▸ Exercise
From the first line of the listing below to the line with "30], [3897, 21.5]];", print each line exactly, and nothing more. Leave out the pictures.

## Begin

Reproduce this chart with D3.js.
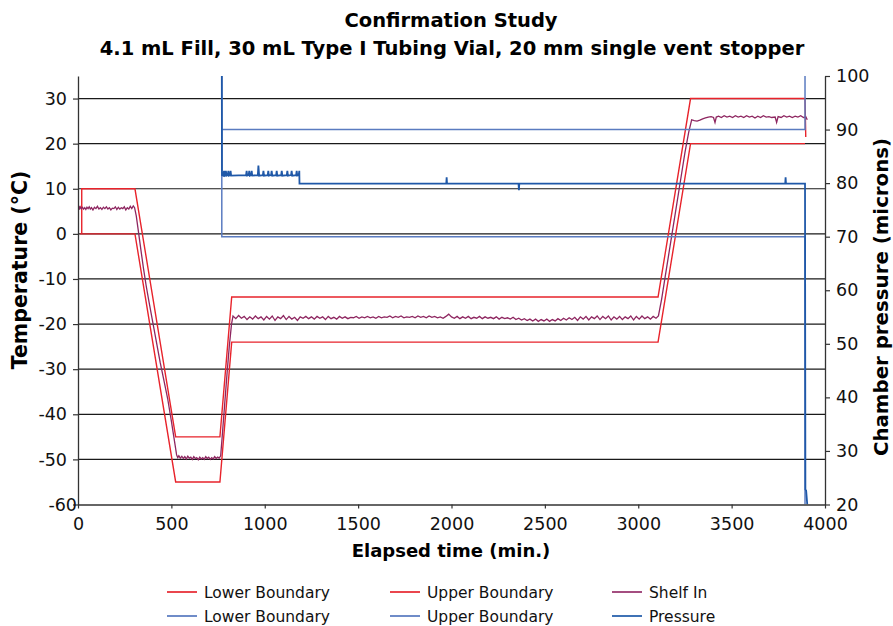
<!DOCTYPE html>
<html>
<head>
<meta charset="utf-8">
<script src="https://cdn.jsdelivr.net/npm/d3@7"></script>
<style>
  body { margin: 0; background: #fff; }
  svg { font-family: "DejaVu Sans", sans-serif; }
</style>
</head>
<body>
<div class="chart"></div>
<script>

// ---- data ----
var timeTicks = [0, 500, 1000, 1500, 2000, 2500, 3000, 3500, 4000];
var tempTicks = [-60, -50, -40, -30, -20, -10, 0, 10, 20, 30];
var pressTicks = [20, 30, 40, 50, 60, 70, 80, 90, 100];

// temperature boundaries [min, degC]
var lowerTemp = [[10, 0], [305, 0], [523, -55], [760, -55], [823, -24], [3106, -24], [3280, 20], [3893, 20]];
var upperTemp = [[20, 0], [20, 10], [305, 10], [523, -45], [760, -45], [823, -14], [3106, -14], [3280, 30], [3893, 30], [3897, 21.5]];

// shelf inlet temperature [min, degC]
var shelfLoad = [[0, 5.0], [4, 6.2], [8, 5.4], [12, 6.0], [18, 5.6], [24, 5.9], [30, 5.5], [36, 5.8], [42, 5.4], [48, 5.9],
  [54, 5.6], [60, 6.0], [66, 5.5], [72, 5.8], [80, 5.3], [88, 5.9], [96, 5.6], [104, 6.1], [112, 5.5], [120, 5.8],
  [128, 5.4], [136, 5.9], [144, 5.6], [152, 6.0], [160, 5.5], [168, 5.8], [176, 5.3], [184, 5.7], [192, 5.6], [200, 6.0],
  [208, 5.4], [216, 5.9], [224, 5.5], [232, 5.8], [240, 5.6], [248, 6.0], [256, 5.3], [264, 5.8], [272, 5.5], [280, 6.1],
  [288, 5.6], [296, 6.2], [303, 5.8]];
var shelfFreeze = [[312, 4.0], [322, 1.0], [335, -3.0], [350, -7.5], [365, -11.5], [380, -15.0], [400, -19.5], [420, -24.0],
  [440, -28.5], [460, -32.5], [480, -36.5], [500, -41.5], [515, -45.5], [528, -49.0],
  [534, -49.6], [540, -49.2], [548, -49.7], [556, -49.3], [564, -49.8], [572, -49.4], [580, -49.9], [588, -49.3],
  [596, -49.7], [604, -49.5], [612, -50.0], [620, -49.4], [628, -49.8], [636, -49.6], [644, -50.1], [652, -49.5],
  [660, -49.9], [668, -49.6], [676, -50.0], [684, -49.4], [692, -49.8], [700, -49.5], [708, -50.0], [716, -49.6],
  [724, -49.9], [732, -49.4], [740, -49.8], [748, -49.5], [756, -49.7], [764, -49.2],
  [772, -45.0], [785, -38.0], [798, -31.0], [810, -25.0], [822, -20.0], [830, -18.2]];
var shelfPrimary = [[845, -18.8], [860, -18.1], [875, -18.7], [890, -18.3], [905, -19.0], [920, -18.4], [935, -18.9], [950, -18.2],
  [965, -18.8], [980, -18.4], [995, -19.1], [1010, -18.3], [1025, -18.9], [1040, -18.2], [1055, -19.2], [1070, -18.4],
  [1085, -18.8], [1100, -18.1], [1115, -19.0], [1130, -18.3], [1145, -18.9], [1160, -18.5], [1175, -19.2], [1190, -18.4],
  [1205, -18.7], [1220, -18.3], [1235, -18.8], [1250, -18.4], [1265, -18.9], [1280, -18.3], [1295, -18.7], [1310, -18.4],
  [1325, -19.0], [1340, -18.3], [1355, -18.8], [1370, -18.5], [1385, -18.9], [1400, -18.3], [1415, -18.7], [1430, -18.4],
  [1445, -18.8], [1460, -18.5], [1475, -18.6], [1490, -18.3], [1505, -18.7], [1520, -18.4], [1535, -18.6], [1550, -18.3],
  [1565, -18.6], [1580, -18.4], [1595, -18.7], [1610, -18.3], [1625, -18.6], [1640, -18.4], [1655, -18.5], [1670, -18.2],
  [1685, -18.6], [1700, -18.3], [1715, -18.5], [1730, -18.2], [1745, -18.6], [1760, -18.4], [1775, -18.5], [1790, -18.3],
  [1805, -18.6], [1820, -18.2], [1835, -18.5], [1850, -18.3], [1865, -18.6], [1880, -18.2], [1895, -18.5], [1910, -18.3],
  [1925, -18.6], [1940, -18.4], [1955, -18.7], [1970, -18.3], [1985, -17.8], [2000, -18.4], [2015, -18.7], [2030, -18.3],
  [2045, -18.8], [2060, -18.4], [2075, -18.7], [2090, -18.3], [2105, -18.8], [2120, -18.5], [2135, -18.7], [2150, -18.3],
  [2165, -18.8], [2180, -18.4], [2195, -18.7], [2210, -18.5], [2225, -18.8], [2240, -18.4], [2255, -18.9], [2270, -18.5],
  [2285, -18.8], [2300, -18.6], [2315, -18.9], [2330, -18.5], [2345, -19.0], [2360, -18.7], [2375, -19.1], [2390, -18.8],
  [2405, -19.2], [2420, -18.9], [2435, -19.3], [2450, -18.9], [2465, -19.4], [2480, -19.0], [2495, -19.3], [2510, -18.9],
  [2525, -19.4], [2540, -19.0], [2555, -19.3], [2570, -18.8], [2585, -19.2], [2600, -18.7], [2615, -19.1], [2630, -18.6],
  [2645, -19.0], [2660, -18.5], [2675, -19.2], [2690, -18.4], [2705, -18.9], [2720, -18.3], [2735, -19.1], [2750, -18.4],
  [2765, -18.8], [2780, -18.2], [2795, -19.0], [2810, -18.3], [2825, -18.8], [2840, -18.2], [2855, -19.1], [2870, -18.4],
  [2885, -18.9], [2900, -18.3], [2915, -19.0], [2930, -18.4], [2945, -18.8], [2960, -18.2], [2975, -19.1], [2990, -18.3],
  [3005, -18.9], [3020, -18.2], [3035, -18.8], [3050, -18.4], [3065, -18.9], [3080, -18.3], [3095, -18.7], [3108, -18.2]];
var shelfSecondary = [[3125, -14.5], [3150, -8.0], [3175, -1.5], [3200, 5.0], [3225, 11.5], [3250, 18.0], [3270, 22.5], [3286, 25.3],
  [3300, 25.1], [3315, 25.0], [3330, 25.2], [3345, 25.5], [3360, 25.7], [3375, 25.9], [3390, 26.0], [3403, 25.8],
  [3411, 24.7], [3418, 25.9], [3430, 26.1], [3445, 25.8], [3460, 26.2], [3475, 25.9], [3490, 26.1], [3505, 25.8],
  [3520, 26.2], [3535, 25.9], [3550, 26.1], [3565, 25.8], [3580, 26.2], [3595, 25.9], [3610, 26.1], [3625, 25.7],
  [3640, 26.1], [3655, 25.8], [3670, 26.2], [3685, 25.9], [3700, 26.0], [3715, 25.8], [3733, 25.9], [3741, 24.7],
  [3749, 26.0], [3765, 25.8], [3780, 26.2], [3795, 25.9], [3810, 26.1], [3825, 25.8], [3840, 26.1], [3855, 25.9],
  [3870, 26.2], [3885, 25.8], [3898, 25.9], [3905, 25.3]];
var shelfIn = shelfLoad.concat(shelfFreeze, shelfPrimary, shelfSecondary);

// pressure boundaries and chamber pressure [min, microns]
var lowerPress = [[770, 90], [770, 70], [3893, 70], [3893, 20]];
var upperPress = [[770, 100], [770, 90], [3893, 90], [3893, 100]];
var pressure = [[770, 101], [771, 81.5], [778, 81.4], [782, 82.3], [786, 81.4], [790, 81.5], [792, 82.3], [795, 81.4],
  [802, 81.5], [805, 82.3], [808, 81.4], [814, 81.5], [817, 82.3], [820, 81.4], [900, 81.5], [903, 82.3], [906, 81.4],
  [914, 81.5], [917, 82.3], [920, 81.4], [927, 81.5], [930, 82.3], [933, 81.4], [963, 81.5], [966, 83.3], [970, 81.4],
  [990, 81.5], [993, 82.3], [996, 81.4], [1016, 81.5], [1019, 82.3], [1022, 81.4], [1034, 81.5], [1037, 82.3], [1040, 81.4],
  [1061, 81.5], [1064, 82.3], [1067, 81.4], [1088, 81.5], [1091, 82.3], [1094, 81.4], [1118, 81.5], [1121, 82.3],
  [1124, 81.4], [1141, 81.5], [1144, 82.3], [1147, 81.4], [1168, 81.5], [1171, 82.3], [1174, 81.4], [1182, 81.5],
  [1185, 82.3], [1186, 79.9], [1972, 79.9], [1974, 81.1], [1976, 79.9], [2359, 79.9], [2361, 78.7], [2363, 79.9],
  [3787, 79.9], [3789, 81.1], [3791, 79.9], [3893, 79.9], [3895, 22.8], [3899, 22.6], [3905, 20]];

var legendRows = [
  [{ name: "Lower Boundary", color: "#e8323a" }, { name: "Upper Boundary", color: "#e8323a" }, { name: "Shelf In", color: "#9a3a72" }],
  [{ name: "Lower Boundary", color: "#5f7fc2" }, { name: "Upper Boundary", color: "#5f7fc2" }, { name: "Pressure", color: "#2a62ad" }]
];

var width = 893, height = 626;
var plotLeft = 78, plotRight = 825, plotTop = 76, plotBottom = 504.5;

var svg = d3.select(".chart")
    .append("svg")
    .attr("width", width)
    .attr("height", height);

var x = d3.scaleLinear().domain([0, 4000]).range([plotLeft, plotRight]);
var yT = d3.scaleLinear().domain([-60, 35]).range([plotBottom, plotTop]);
var yP = d3.scaleLinear().domain([20, 100]).range([plotBottom, plotTop]);

svg.append("defs").append("clipPath")
    .attr("id", "plot")
    .append("rect")
    .attr("x", plotLeft).attr("y", plotTop)
    .attr("width", plotRight - plotLeft).attr("height", plotBottom - plotTop);

// gridlines at the temperature ticks
svg.append("g")
    .selectAll("line")
    .data(tempTicks.filter(function (d) { return d > -60; }))
    .enter().append("line")
    .attr("x1", plotLeft).attr("x2", plotRight)
    .attr("y1", function (d) { return yT(d); })
    .attr("y2", function (d) { return yT(d); })
    .attr("stroke", "#1a1a1a")
    .attr("stroke-width", 1.2);

var lineT = d3.line()
    .x(function (d) { return x(d[0]); })
    .y(function (d) { return yT(d[1]); });
var lineP = d3.line()
    .x(function (d) { return x(d[0]); })
    .y(function (d) { return yP(d[1]); });

var plot = svg.append("g").attr("clip-path", "url(#plot)");

plot.append("path").datum(lowerTemp).attr("d", lineT)
    .attr("fill", "none").attr("stroke", "#e8232b").attr("stroke-width", 1.4);
plot.append("path").datum(upperTemp).attr("d", lineT)
    .attr("fill", "none").attr("stroke", "#e8232b").attr("stroke-width", 1.4);
plot.append("path").datum(shelfIn).attr("d", lineT)
    .attr("fill", "none").attr("stroke", "#8e2660").attr("stroke-width", 1.3);
plot.append("path").datum(lowerPress).attr("d", lineP)
    .attr("fill", "none").attr("stroke", "#5a7bc0").attr("stroke-width", 1.5);
plot.append("path").datum(upperPress).attr("d", lineP)
    .attr("fill", "none").attr("stroke", "#5a7bc0").attr("stroke-width", 1.5);
plot.append("path").datum(pressure).attr("d", lineP)
    .attr("fill", "none").attr("stroke", "#1f58a8").attr("stroke-width", 1.8);

// axes
function styleAxis(g) {
    g.attr("font-family", null).attr("font-size", null);
    g.selectAll("text").style("font-size", "17.5px").attr("fill", "#111");
    g.selectAll("line").attr("stroke", "#333").attr("stroke-width", 1.2);
    g.select(".domain").attr("stroke", "#333").attr("stroke-width", 1.3);
}
var plain = function (d) { return String(d); };   // keeps the plain hyphen minus

svg.append("g")
    .attr("transform", "translate(0," + plotBottom + ")")
    .call(d3.axisBottom(x).tickValues(timeTicks).tickFormat(plain)
        .tickSize(4).tickPadding(9).tickSizeOuter(0))
    .call(styleAxis);

var leftAxis = svg.append("g")
    .attr("transform", "translate(" + plotLeft + ",0)")
    .call(d3.axisLeft(yT).tickValues(tempTicks).tickFormat(plain)
        .tickSize(5).tickPadding(6).tickSizeOuter(0))
    .call(styleAxis);
leftAxis.selectAll(".tick")
    .filter(function (d) { return d === -60; })
    .select("text").attr("x", -1);

svg.append("g")
    .attr("transform", "translate(" + plotRight + ",0)")
    .call(d3.axisRight(yP).tickValues(pressTicks).tickFormat(plain)
        .tickSize(5).tickPadding(6).tickSizeOuter(0))
    .call(styleAxis);

// titles
svg.append("text")
    .attr("x", 451).attr("y", 27)
    .attr("text-anchor", "middle")
    .style("font-size", "19.5px").style("font-weight", "bold")
    .text("Confirmation Study");
svg.append("text")
    .attr("x", 452).attr("y", 55)
    .attr("text-anchor", "middle")
    .style("font-size", "19.5px").style("font-weight", "bold")
    .text("4.1 mL Fill, 30 mL Type I Tubing Vial, 20 mm single vent stopper");

svg.append("text")
    .attr("x", 451).attr("y", 557)
    .attr("text-anchor", "middle")
    .style("font-size", "18px").style("font-weight", "bold")
    .text("Elapsed time (min.)");

svg.append("text")
    .attr("transform", "translate(27,270) rotate(-90)")
    .attr("text-anchor", "middle")
    .style("font-size", "20.5px").style("font-weight", "bold")
    .text("Temperature (°C)");

svg.append("text")
    .attr("transform", "translate(888,297) rotate(-90)")
    .attr("text-anchor", "middle")
    .style("font-size", "19.8px").style("font-weight", "bold")
    .text("Chamber pressure (microns)");

// legend
var colX = [167, 390, 612];
var rowY = [592, 616];
legendRows.forEach(function (row, r) {
    row.forEach(function (item, c) {
        var g = svg.append("g").attr("transform", "translate(" + colX[c] + "," + rowY[r] + ")");
        g.append("line")
            .attr("x1", 0).attr("x2", 30)
            .attr("stroke", item.color).attr("stroke-width", 1.8);
        g.append("text")
            .attr("x", 37).attr("y", 6)
            .style("font-size", "15.5px").attr("fill", "#111")
            .text(item.name);
    });
});
</script>
</body>
</html>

## End

▸ Answer in full
Reproduce this chart with D3.js.
<!DOCTYPE html>
<html>
<head>
<meta charset="utf-8">
<script src="https://cdn.jsdelivr.net/npm/d3@7"></script>
<style>
  body { margin: 0; background: #fff; }
  svg { font-family: "DejaVu Sans", sans-serif; }
</style>
</head>
<body>
<div class="chart"></div>
<script>

// ---- data ----
var timeTicks = [0, 500, 1000, 1500, 2000, 2500, 3000, 3500, 4000];
var tempTicks = [-60, -50, -40, -30, -20, -10, 0, 10, 20, 30];
var pressTicks = [20, 30, 40, 50, 60, 70, 80, 90, 100];

// temperature boundaries [min, degC]
var lowerTemp = [[10, 0], [305, 0], [523, -55], [760, -55], [823, -24], [3106, -24], [3280, 20], [3893, 20]];
var upperTemp = [[20, 0], [20, 10], [305, 10], [523, -45], [760, -45], [823, -14], [3106, -14], [3280, 30], [3893, 30], [3897, 21.5]];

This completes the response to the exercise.